Изменить размер шрифта - +
Зубы и позвоночник были недостаточно прямыми, ступни – слишком плоскими, не говоря уже о левом глазе, превосходившем леностью своего законного владельца. Из-за этого лентяя два дня в неделю, все первые месяцы третьего класса начальной школы, сразу после уроков меня тащили к светилу офтальмологии, кабинет которого занимал последний этаж небольшого дома в северной части города – самой зеленой и престижной, недоступной для нас.

Именно он, профессор Антинори, человек неприятный в общении, обладатель усиков как у английского полковника, объявил, что унижения носить пиратскую повязку (вызывавшую смех одноклассников) на здоровом глазе недостаточно. Чтобы пытка, назначенная подслеповатому мальчугану, стала показательной, его запирали в прилегающей к приемной тесной каморке и оставляли одного перед устройством, на экране которого бушевала фосфоресцирующая спираль. Пытка заключалась в том, чтобы водить металлическим карандашом по экрану, ловя прихотливую, то появлявшуюся, то исчезавшую линию. Нередко из-за нежного возраста, послеобеденного часа, а главное – из-за безжизненного полумрака каморки, где я томился, руки-ноги мои немели, мозг отключался. Тогда-то профессор Антинори и отрабатывал свой астрономический гонорар. Он принимал пациентов в соседнем кабинете и не мог меня видеть, но, едва я засыпал, теряя интерес к судьбе проклятой спирали, профессор призывал меня к порядку громовым “ИДИО-О-О-ОТ!”, разносившимся по всей клинике. Надо признать, дикий вопль возвращал меня в рабочее состояние – так и отцовские стиральные машины оживали, если что есть силы стукнуть по ним кулаком.

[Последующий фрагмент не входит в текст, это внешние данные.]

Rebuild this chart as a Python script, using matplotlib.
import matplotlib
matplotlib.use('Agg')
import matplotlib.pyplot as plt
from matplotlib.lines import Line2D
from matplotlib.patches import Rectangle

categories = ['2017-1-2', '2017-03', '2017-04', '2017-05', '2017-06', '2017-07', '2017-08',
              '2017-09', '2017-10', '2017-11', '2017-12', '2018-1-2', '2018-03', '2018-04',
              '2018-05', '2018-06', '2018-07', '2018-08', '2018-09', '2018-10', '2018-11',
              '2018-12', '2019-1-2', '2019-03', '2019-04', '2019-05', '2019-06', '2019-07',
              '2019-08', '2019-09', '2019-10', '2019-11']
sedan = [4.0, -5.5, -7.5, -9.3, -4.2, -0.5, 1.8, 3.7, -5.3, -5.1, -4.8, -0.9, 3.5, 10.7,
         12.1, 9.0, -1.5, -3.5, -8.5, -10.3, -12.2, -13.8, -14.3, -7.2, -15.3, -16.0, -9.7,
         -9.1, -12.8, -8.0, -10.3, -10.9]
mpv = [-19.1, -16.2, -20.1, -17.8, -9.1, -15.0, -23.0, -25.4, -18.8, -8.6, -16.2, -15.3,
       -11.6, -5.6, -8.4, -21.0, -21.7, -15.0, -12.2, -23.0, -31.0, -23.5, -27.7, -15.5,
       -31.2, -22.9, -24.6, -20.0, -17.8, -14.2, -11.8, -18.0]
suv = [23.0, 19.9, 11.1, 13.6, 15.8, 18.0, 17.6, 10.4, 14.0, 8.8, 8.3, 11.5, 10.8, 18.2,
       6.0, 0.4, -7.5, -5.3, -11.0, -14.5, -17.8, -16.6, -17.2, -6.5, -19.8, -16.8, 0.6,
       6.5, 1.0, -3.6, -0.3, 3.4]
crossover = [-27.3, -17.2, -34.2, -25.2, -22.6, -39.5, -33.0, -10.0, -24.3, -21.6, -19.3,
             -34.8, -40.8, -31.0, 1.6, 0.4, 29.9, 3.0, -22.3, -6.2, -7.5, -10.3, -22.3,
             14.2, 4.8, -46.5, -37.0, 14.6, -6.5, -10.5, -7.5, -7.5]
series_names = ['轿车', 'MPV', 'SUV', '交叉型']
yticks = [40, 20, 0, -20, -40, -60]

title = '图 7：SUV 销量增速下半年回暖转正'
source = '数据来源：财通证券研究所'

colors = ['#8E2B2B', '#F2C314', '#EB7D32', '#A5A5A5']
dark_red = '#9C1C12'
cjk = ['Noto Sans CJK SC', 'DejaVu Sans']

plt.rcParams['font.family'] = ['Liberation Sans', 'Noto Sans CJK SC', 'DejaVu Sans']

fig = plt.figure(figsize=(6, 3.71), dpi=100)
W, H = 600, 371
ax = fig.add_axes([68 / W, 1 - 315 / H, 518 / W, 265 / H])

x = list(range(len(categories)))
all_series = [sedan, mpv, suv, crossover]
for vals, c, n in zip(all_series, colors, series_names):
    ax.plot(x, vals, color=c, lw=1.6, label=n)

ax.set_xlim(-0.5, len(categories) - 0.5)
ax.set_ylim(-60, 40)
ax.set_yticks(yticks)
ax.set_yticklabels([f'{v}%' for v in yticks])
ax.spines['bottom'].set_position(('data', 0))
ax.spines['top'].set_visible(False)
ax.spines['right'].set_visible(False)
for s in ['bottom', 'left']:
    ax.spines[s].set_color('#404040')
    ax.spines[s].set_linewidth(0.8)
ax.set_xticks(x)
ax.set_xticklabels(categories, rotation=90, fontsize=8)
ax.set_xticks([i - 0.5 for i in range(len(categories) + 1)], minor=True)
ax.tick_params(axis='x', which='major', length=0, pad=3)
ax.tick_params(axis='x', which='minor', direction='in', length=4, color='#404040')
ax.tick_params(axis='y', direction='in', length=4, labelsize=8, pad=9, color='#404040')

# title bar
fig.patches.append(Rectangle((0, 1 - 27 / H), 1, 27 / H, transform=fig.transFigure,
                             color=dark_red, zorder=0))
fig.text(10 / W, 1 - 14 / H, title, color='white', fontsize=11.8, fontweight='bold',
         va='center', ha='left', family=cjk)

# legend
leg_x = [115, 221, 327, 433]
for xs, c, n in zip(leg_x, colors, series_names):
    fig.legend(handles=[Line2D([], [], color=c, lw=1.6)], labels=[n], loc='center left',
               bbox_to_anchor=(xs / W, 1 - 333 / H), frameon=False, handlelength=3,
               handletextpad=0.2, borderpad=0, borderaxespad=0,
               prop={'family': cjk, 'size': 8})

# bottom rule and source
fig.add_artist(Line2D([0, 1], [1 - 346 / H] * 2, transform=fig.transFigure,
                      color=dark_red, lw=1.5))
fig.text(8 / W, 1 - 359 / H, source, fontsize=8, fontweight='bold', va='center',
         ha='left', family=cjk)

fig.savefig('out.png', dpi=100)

Эта история наверняка покажется курьезной людям нашей эпохи, когда детям уделяют столько внимания. Однако в то время – речь идет не о суровых диккенсовских зимах, а о первых, довольно теплых годах предпоследнего десятилетия XX века – врач мог позволить себе оскорбить несовершеннолетнего пациента так же, как кровожадный учитель ничтоже су-мняшеся прибегал к телесным наказаниям.

Кто знает, обязан ли я профессору Антинори и ему подобным до сих пор терзающим меня подозрением, что я нелепый, никчемный, смешной человек. Копаясь в воспоминаниях, я с трудом могу вспомнить хоть один раз, когда, войдя в общественное заведение, не почувствовал, как ко мне обращаются взгляды присутствующих, выдавая общее желание поднять меня на смех или, что еще хуже, осудить. Не оттого, что так нередко случалось на самом деле, а оттого, что, учитывая многочисленные нарушения в работе моего организма и сказочную покладистость, я был убежден, что все это заслужил. Да и сегодня, когда седина поглотила некогда рыжую бороду, а мужская гордость внезапно сошла на нет, если, идя по улице, я слышу смех, мне точно известно, что за нелепый персонаж вызвал подобное веселье.

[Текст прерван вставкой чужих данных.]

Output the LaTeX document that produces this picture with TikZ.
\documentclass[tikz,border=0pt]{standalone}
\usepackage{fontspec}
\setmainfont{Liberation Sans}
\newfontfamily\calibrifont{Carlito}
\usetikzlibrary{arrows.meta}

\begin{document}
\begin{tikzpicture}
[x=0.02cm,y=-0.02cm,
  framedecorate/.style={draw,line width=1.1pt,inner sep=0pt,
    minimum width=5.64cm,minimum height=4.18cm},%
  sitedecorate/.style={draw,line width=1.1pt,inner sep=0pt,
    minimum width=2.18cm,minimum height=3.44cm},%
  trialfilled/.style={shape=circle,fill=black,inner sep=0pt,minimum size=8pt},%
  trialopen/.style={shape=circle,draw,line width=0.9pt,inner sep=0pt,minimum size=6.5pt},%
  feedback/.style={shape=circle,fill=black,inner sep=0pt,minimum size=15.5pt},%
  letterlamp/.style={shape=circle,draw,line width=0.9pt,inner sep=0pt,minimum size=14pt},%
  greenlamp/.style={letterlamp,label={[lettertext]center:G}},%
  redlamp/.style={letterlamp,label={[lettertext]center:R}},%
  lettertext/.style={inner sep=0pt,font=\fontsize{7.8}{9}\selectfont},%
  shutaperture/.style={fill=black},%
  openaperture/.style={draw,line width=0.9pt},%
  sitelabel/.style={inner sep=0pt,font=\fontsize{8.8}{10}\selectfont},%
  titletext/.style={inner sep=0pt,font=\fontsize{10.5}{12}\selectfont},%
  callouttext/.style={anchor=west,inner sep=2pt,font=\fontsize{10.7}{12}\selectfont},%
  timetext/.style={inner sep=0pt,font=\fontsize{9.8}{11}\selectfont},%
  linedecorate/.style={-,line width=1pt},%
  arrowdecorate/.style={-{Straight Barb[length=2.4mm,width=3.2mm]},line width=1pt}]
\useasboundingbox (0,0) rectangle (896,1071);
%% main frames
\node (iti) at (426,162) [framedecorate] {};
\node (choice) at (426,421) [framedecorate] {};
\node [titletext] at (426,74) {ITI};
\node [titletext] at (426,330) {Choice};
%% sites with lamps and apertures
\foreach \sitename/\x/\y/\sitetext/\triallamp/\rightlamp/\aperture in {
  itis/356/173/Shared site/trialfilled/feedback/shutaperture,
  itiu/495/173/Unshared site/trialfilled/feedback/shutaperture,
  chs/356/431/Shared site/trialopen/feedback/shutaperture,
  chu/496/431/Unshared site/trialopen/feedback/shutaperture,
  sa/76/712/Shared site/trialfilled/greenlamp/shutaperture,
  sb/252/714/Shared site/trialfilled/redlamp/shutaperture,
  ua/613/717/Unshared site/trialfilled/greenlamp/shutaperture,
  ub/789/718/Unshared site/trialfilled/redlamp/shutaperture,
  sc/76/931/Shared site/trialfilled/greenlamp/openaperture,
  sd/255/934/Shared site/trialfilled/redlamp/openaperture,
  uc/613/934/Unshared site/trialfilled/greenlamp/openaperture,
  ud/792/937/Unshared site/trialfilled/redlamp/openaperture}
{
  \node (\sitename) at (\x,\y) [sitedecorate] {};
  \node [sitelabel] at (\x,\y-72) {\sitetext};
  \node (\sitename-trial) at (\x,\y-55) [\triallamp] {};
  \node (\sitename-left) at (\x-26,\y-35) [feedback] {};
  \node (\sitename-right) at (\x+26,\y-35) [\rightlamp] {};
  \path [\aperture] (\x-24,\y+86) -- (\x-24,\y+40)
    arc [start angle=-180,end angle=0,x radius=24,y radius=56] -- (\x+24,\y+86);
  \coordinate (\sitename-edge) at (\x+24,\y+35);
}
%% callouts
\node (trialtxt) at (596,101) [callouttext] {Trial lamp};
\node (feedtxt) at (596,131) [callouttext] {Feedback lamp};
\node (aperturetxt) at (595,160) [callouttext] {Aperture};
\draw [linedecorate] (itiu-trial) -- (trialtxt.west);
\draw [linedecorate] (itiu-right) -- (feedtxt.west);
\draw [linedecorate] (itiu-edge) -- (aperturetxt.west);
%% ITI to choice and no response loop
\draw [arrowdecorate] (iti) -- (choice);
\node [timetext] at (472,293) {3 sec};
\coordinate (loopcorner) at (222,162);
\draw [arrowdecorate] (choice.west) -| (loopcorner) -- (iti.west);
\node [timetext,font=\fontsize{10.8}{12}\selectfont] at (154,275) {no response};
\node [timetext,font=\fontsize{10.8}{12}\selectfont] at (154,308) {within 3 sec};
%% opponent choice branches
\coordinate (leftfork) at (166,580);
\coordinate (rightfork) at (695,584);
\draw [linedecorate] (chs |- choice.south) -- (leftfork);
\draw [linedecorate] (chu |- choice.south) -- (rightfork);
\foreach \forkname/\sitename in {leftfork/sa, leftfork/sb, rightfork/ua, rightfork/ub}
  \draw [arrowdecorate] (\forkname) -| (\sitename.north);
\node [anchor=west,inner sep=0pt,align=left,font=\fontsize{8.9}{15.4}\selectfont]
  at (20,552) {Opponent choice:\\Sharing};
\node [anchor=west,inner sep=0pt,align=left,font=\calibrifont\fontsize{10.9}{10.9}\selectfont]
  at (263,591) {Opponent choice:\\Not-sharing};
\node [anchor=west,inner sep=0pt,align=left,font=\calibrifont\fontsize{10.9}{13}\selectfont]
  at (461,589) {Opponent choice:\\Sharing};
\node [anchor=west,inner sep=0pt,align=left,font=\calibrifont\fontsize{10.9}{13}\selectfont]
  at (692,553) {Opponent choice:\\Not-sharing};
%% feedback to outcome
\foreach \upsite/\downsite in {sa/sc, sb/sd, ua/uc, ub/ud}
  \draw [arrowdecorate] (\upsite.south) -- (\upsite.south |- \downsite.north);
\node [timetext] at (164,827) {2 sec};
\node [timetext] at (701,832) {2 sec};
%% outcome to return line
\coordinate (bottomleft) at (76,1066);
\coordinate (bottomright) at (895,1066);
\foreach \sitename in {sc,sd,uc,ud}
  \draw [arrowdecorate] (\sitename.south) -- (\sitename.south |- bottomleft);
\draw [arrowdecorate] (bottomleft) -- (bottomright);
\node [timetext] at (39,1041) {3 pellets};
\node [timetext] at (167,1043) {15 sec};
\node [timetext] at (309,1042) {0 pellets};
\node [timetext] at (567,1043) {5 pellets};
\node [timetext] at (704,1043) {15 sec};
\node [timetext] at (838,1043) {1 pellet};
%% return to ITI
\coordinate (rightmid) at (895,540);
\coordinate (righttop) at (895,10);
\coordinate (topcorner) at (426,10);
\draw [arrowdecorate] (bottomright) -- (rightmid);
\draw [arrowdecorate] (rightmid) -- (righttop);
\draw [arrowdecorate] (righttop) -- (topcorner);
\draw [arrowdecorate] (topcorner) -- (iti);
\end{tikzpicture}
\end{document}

И все же нельзя сказать, что я был несчастлив. Несчастливость подразумевает осмысленное представление о ценностях, приоритетах и ожиданиях, а главное, рядом должен быть кто-то, с кем можно себя сравнить, – всего этого я был напрочь лишен. Кроме того, нельзя не учесть врожденное виртуозное умение детей (о котором мы ранее упоминали) повиноваться и безотчетно терпеть притеснения. Выброшенные на арену человеческой истории, хотя они об этом не просили, дети воспринимают образ своей маленькой жизни как единственно возможный. Чувство справедливости, жажда свободы, осознание собственных прав, наверное, приходят позднее.

Редьярд Киплинг писал: “Дети говорят чуть больше животных, поскольку воспринимают происходящее как нечто испокон веков заведенное”[5]. И хотя я обязан подчеркнуть, что в детстве со мной обращались куда лучше, чем с несчастным маленьким бродягой Киплингом, мне трудно не разделять его фатализм.

Лишь этим объясняется, почему я каждый день ходил в школу, хотя в глубине души ее ненавидел. До того ненавидел, что и сегодня, когда у меня скверное настроение, чтобы взбодриться, я говорю себе: “Ну ладно, по крайней мере, в школу идти не надо”.